The show will be performed in Goodson Chapel at 8 p.m. on Friday and Saturday, and at 2:30 p.m. on Sunday. The run time is 1 hour.
“Rehearsals started on January 18, the Wednesday right after winter break,” said Sarah Celec, director of The Vagina Monologues and Brandt Student Center Event Services manager and lover of worshiping arts. “The process has been hectic because it’s been short, but also fun and exciting.
“The Vagina Monologues is a series of monologues that come with some rules from the author,” said Celec. “The rules are that you have to include as many women as possible.” This year’s cast consists of 28 women of all shapes, sizes, races, religions, ages, and cultural backgrounds.
Celec said the show is about “a diverse group of women coming together to talk about something that is extremely important: happy and traumatic things that have happened to their vaginas. It brings a taboo subject to light.”
“The Vagina Monologues is about empowerment of women,” said Olivia Baker, a senior music education major. “It raises ideas and thoughts that aren’t typically shared out loud with people.”

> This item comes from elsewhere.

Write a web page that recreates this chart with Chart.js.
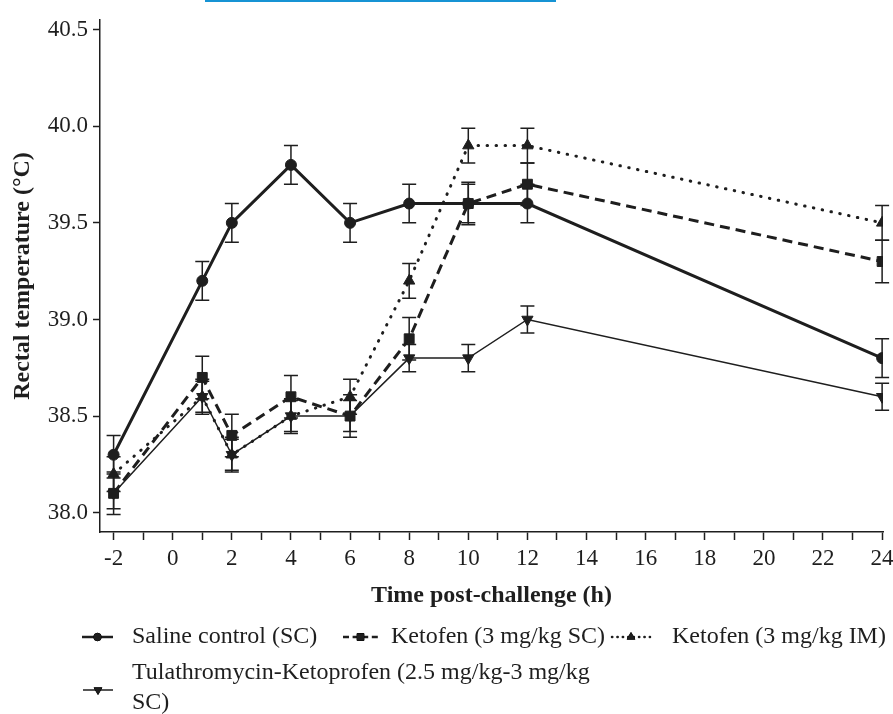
<!DOCTYPE html>
<html>
<head>
<meta charset="utf-8">
<script src="https://cdn.jsdelivr.net/npm/chart.js@4"></script>
<style>
  html, body { margin: 0; padding: 0; background: #fff; }
  #wrap { position: relative; width: 893px; height: 714px; }
  #topline { position: absolute; left: 205px; top: 0; width: 351px; height: 2px; background: #1693d4; }
</style>
</head>
<body>
<div id="wrap">
  <canvas id="myChart" width="893" height="714"></canvas>
  <div id="topline"></div>
</div>
<script>
const times = [-2, 1, 2, 4, 6, 8, 10, 12, 24];
const xTickValues = [-2, -1, 0, 1, 2, 3, 4, 5, 6, 7, 8, 9, 10, 11, 12, 13, 14, 15, 16, 17, 18, 19, 20, 21, 22, 23, 24];
const yTickValues = [38.0, 38.5, 39.0, 39.5, 40.0, 40.5];

const labels = [
  'Saline control (SC)',
  'Ketofen (3 mg/kg SC)',
  'Ketofen (3 mg/kg IM)',
  'Tulathromycin-Ketoprofen (2.5 mg/kg-3 mg/kg SC)'
];

const saline = [38.3, 39.2, 39.5, 39.8, 39.5, 39.6, 39.6, 39.6, 38.8];
const salineErr = [0.1, 0.1, 0.1, 0.1, 0.1, 0.1, 0.1, 0.1, 0.1];
const ketofenSC = [38.1, 38.7, 38.4, 38.6, 38.5, 38.9, 39.6, 39.7, 39.3];
const ketofenSCErr = [0.11, 0.11, 0.11, 0.11, 0.11, 0.11, 0.11, 0.11, 0.11];
const ketofenIM = [38.2, 38.6, 38.3, 38.5, 38.6, 39.2, 39.9, 39.9, 39.5];
const ketofenIMErr = [0.09, 0.09, 0.09, 0.09, 0.09, 0.09, 0.09, 0.09, 0.09];
const tula = [38.1, 38.6, 38.3, 38.5, 38.5, 38.8, 38.8, 39.0, 38.6];
const tulaErr = [0.08, 0.08, 0.08, 0.08, 0.08, 0.07, 0.07, 0.07, 0.07];

const ink = '#1e1e1e';
const serif = "'Liberation Serif', 'DejaVu Serif', serif";

const toPoints = vals => vals.map((v, i) => ({ x: times[i], y: v }));

const datasets = [
  {
    label: labels[0], data: toPoints(saline), errors: salineErr,
    borderColor: ink, backgroundColor: ink, borderWidth: 3,
    pointStyle: 'circle', pointRadius: 5.5, pointRotation: 0
  },
  {
    label: labels[1], data: toPoints(ketofenSC), errors: ketofenSCErr,
    borderColor: ink, backgroundColor: ink, borderWidth: 3, borderDash: [10, 6],
    pointStyle: 'rect', pointRadius: 7, pointRotation: 0
  },
  {
    label: labels[2], data: toPoints(ketofenIM), errors: ketofenIMErr,
    borderColor: ink, backgroundColor: ink, borderWidth: 3, borderDash: [0.5, 8.5], borderCapStyle: 'round',
    pointStyle: 'triangle', pointRadius: 6.5, pointRotation: 0
  },
  {
    label: labels[3], data: toPoints(tula), errors: tulaErr,
    borderColor: ink, backgroundColor: ink, borderWidth: 1.5,
    pointStyle: 'triangle', pointRadius: 6.5, pointRotation: 180
  }
];

datasets.forEach(d => {
  d.fill = false;
  d.tension = 0;
  d.pointBorderWidth = 1;
  d.pointBorderColor = ink;
  d.pointBackgroundColor = ink;
});

const errorBars = {
  id: 'errorBars',
  beforeDatasetsDraw(chart) {
    const { ctx, scales: { x, y } } = chart;
    ctx.save();
    ctx.strokeStyle = ink;
    ctx.lineWidth = 1.5;
    chart.data.datasets.forEach(ds => {
      ds.data.forEach((p, i) => {
        const px = x.getPixelForValue(p.x);
        const top = y.getPixelForValue(p.y + ds.errors[i]);
        const bot = y.getPixelForValue(p.y - ds.errors[i]);
        ctx.beginPath();
        ctx.moveTo(px, top); ctx.lineTo(px, bot);
        ctx.moveTo(px - 7, top); ctx.lineTo(px + 7, top);
        ctx.moveTo(px - 7, bot); ctx.lineTo(px + 7, bot);
        ctx.stroke();
      });
    });
    ctx.restore();
  }
};

// legend drawn under the chart, laid out like the figure
const legendLayout = [
  { x0: 82, x1: 113, y: 637, tx: 132, lines: ['Saline control (SC)'] },
  { x0: 343, x1: 378, y: 637, tx: 391, lines: ['Ketofen (3 mg/kg SC)'] },
  { x0: 612, x1: 650, y: 637, tx: 672, lines: ['Ketofen (3 mg/kg IM)'] },
  { x0: 83, x1: 113, y: 690, tx: 132, ty: 673, lines: ['Tulathromycin-Ketoprofen (2.5 mg/kg-3 mg/kg', 'SC)'] }
];

const figureLegend = {
  id: 'figureLegend',
  afterDraw(chart) {
    const { ctx } = chart;
    ctx.save();
    ctx.font = '24px ' + serif;
    ctx.fillStyle = ink;
    ctx.textBaseline = 'middle';
    chart.data.datasets.forEach((ds, i) => {
      const L = legendLayout[i];
      ctx.save();
      ctx.strokeStyle = ink;
      ctx.lineWidth = Math.min(ds.borderWidth, 2.5);
      ctx.setLineDash(ds.borderDash ? ds.borderDash.map(v => v * 0.6) : []);
      ctx.lineCap = ds.borderCapStyle || 'butt';
      ctx.beginPath();
      ctx.moveTo(L.x0, L.y); ctx.lineTo(L.x1, L.y);
      ctx.stroke();
      ctx.restore();
      Chart.helpers.drawPoint(ctx, {
        pointStyle: ds.pointStyle, radius: ds.pointRadius * 0.7, rotation: ds.pointRotation,
        borderWidth: 1
      }, (L.x0 + L.x1) / 2, L.y);
      ctx.fill();
      let ty = L.ty || L.y;
      L.lines.forEach(t => { ctx.fillText(t, L.tx, ty); ty += 30; });
    });
    ctx.restore();
  }
};

const config = {
  type: 'line',
  data: { datasets },
  options: {
    responsive: false,
    animation: false,
    layout: { padding: { left: 0, right: 10, top: 20, bottom: 104 } },
    plugins: { legend: { display: false }, tooltip: { enabled: false } },
    scales: {
      x: {
        type: 'linear',
        min: -2.46,
        max: 24.03,
        afterBuildTicks: s => { s.ticks = xTickValues.map(v => ({ value: v })); },
        afterFit: s => { s.height = 78; s.paddingLeft = 0; s.paddingRight = 0; },
        ticks: {
          autoSkip: false,
          maxRotation: 0,
          padding: 5,
          color: ink,
          font: { family: serif, size: 23 },
          callback: v => (v % 2 === 0 ? String(v) : '')
        },
        grid: { drawOnChartArea: false, drawTicks: true, tickLength: 8, tickColor: ink, tickWidth: 1.5 },
        border: { display: true, color: ink, width: 1.5 },
        title: {
          display: true,
          text: 'Time post-challenge (h)',
          color: ink,
          font: { family: serif, size: 24, weight: 'bold' },
          padding: { top: 5, bottom: 0 }
        }
      },
      y: {
        min: 37.9,
        max: 40.55,
        afterBuildTicks: s => { s.ticks = yTickValues.map(v => ({ value: v })); },
        afterFit: s => { s.width = 100; },
        ticks: {
          padding: 5,
          color: ink,
          font: { family: serif, size: 23 },
          callback: v => v.toFixed(1)
        },
        grid: { drawOnChartArea: false, drawTicks: true, tickLength: 7, tickColor: ink, tickWidth: 1.5 },
        border: { display: true, color: ink, width: 1.5 },
        title: {
          display: true,
          text: 'Rectal temperature (°C)',
          color: ink,
          font: { family: serif, size: 24, weight: 'bold' },
          padding: { top: 8, bottom: 0 }
        }
      }
    }
  },
  plugins: [errorBars, figureLegend]
};

const myChart = new Chart(document.getElementById('myChart'), config);
</script>
</body>
</html>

“I’ve always been passionate about talking about vaginas,” said Celec. “We need to be in a place where we don’t need to put on a show to talk about vaginas. If continuing to produce a show like this allows women to openly talk about their vaginas, then maybe my daughter will be able to keep the five-year-old innocence that she has now when she talks about her vagina. Society teaches little girls to be ashamed of that part of their body, so my goal is to make my daughter feel powerful and strong and this can only happen if we continue to talk about it.”
Baker said, “The Vagina Monologues is such good advocacy for so many issues that don’t ever get the light of day and the women who face them. I wish more people saw this show.”
“Goodson Chapel feels like home to me,” said Celec. “It is powerful that we perform a show called the Vagina Monologues in a place that is associated with God and religion. There is such healing and wholeness in the idea that women’s vaginas are sacred and we are performing this show in a sacred place.”
This show has been officially performed at Shenandoah for two years, but each year is different, according to Celec.
“I have never cast the same person in the same piece,” she said. “There’s always a fresh new take for each monologue because everyone interprets a monologue differently. There are also different elements with the staging, lighting, and music.”
“The Vagina Monologues is different all over the world, wherever you go,” said Celec. “It continues to be a powerful piece of social justice theatre that impacts the world.”
Tickets can be purchased in the Not Just Women’s Center and at the door before the show. The cost is $1 for Shenandoah students, $5 for Shenandoah faculty and staff, and $10 for anybody else. All proceeds benefit the Winchester branch of the Laurel Center, a center for stopping domestic and sexual violence.